Completing f(x) then g(x):

For -2:

#f(-2)=(-2)^3+2=-6#
#g(-6)= root(3)(-6-2) =-2#

For 0:

#f(0)=0^3+2 = 2#
#g(2) = root(3)(2-2)=0#

For 2:

#f(2)=2^3+2=10#
#g(10)=root(3)(10-2)=2#

Completing g(x) then f(x):

For -2:

#g(-2)=root(3)(-2-2)=-1.5874#
#f(-1.5874)=(-1.5874)^3+2=-2#

For 0:

#g(0)=root(3)(0-2)=-1.2599#
#f(-1.2599)=(-1.2599)^3+2=0#

For 2:

#g(2)=root(3)(2-2)=0#
#f(0)=0^3+2=2#

Jul 20, 2016

See explanation. Short answer: switch #x# and #y# and solve for #y#.

Explanation:

To find the inverse of a function, simply switch the #x# and #y# variables and solve for #y#.

Let's apply this concept to the first function given and see if we end up with the second function. Also, note #f(x)# is basically #y#.

#f(x) = x^3 + 2#

#y = x^3 +2#

First switch the variables.

#x = y^3 + 2#

Now we need to solve for #y#, so isolate #y#.

#x-2 = y^3 cancel(+2-2)#

#x-2 = y^3#

#root(3)(x-2) = root(3)(y^3)#

#root3(x-2) = y#

We have solved for #y#. Now let's set it equal to the second function and determine if they match.

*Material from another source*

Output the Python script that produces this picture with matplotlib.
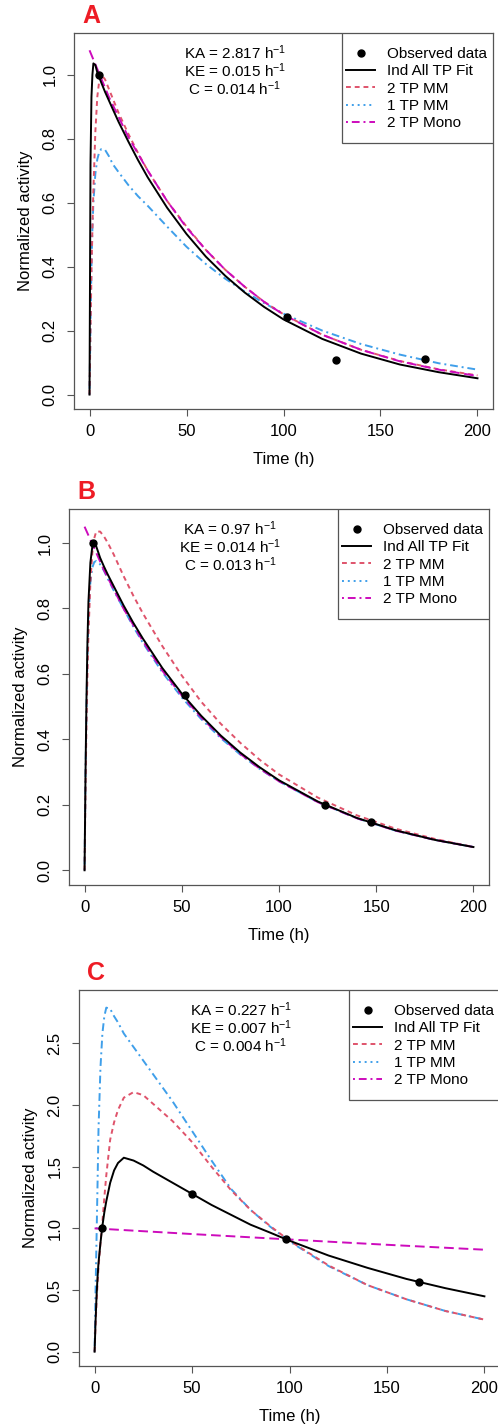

#root3(x-2) = root(3)(x-2)#

The two functions are identical. Therefore, they are inverses.

Jul 20, 2016

See explanation...

Explanation:

Note that the Real cube root is by definition the inverse of the Real cube function. That is: #root(3)(t^3) = t# and #(root(3)(t))^3 = t# for any Real value of #t#.

So given:

#f(x) = x^3+2#

#g(x) = root(3)(x-2)#

Then:

#f(g(x)) = (root(3)(x-2))^3+2 = (x-2)+2 = x#

#g(f(x)) = root(3)((x^3+2)-2) = root(3)(x^3) = x#

So #f# and #g# are mutual inverses of one another.

#color(white)()#
Footnote

The answer above is about Real functions of Real values. The same does not hold if #f# and #g# are considered as Complex valued functions of Complex values, essentially because #t -> t^3# is not one to one as a Complex function.

For example #(-1/2+sqrt(3)/2i)^3 = 1#, so we have:

#g(f(-1/2+sqrt(3)/2i))#

#= g((-1/2+sqrt(3)/2i)^3+2)#

#= g(1+2)#

#= g(3)#

#= root(3)(3-2)#

#= root(3)(1) = 1#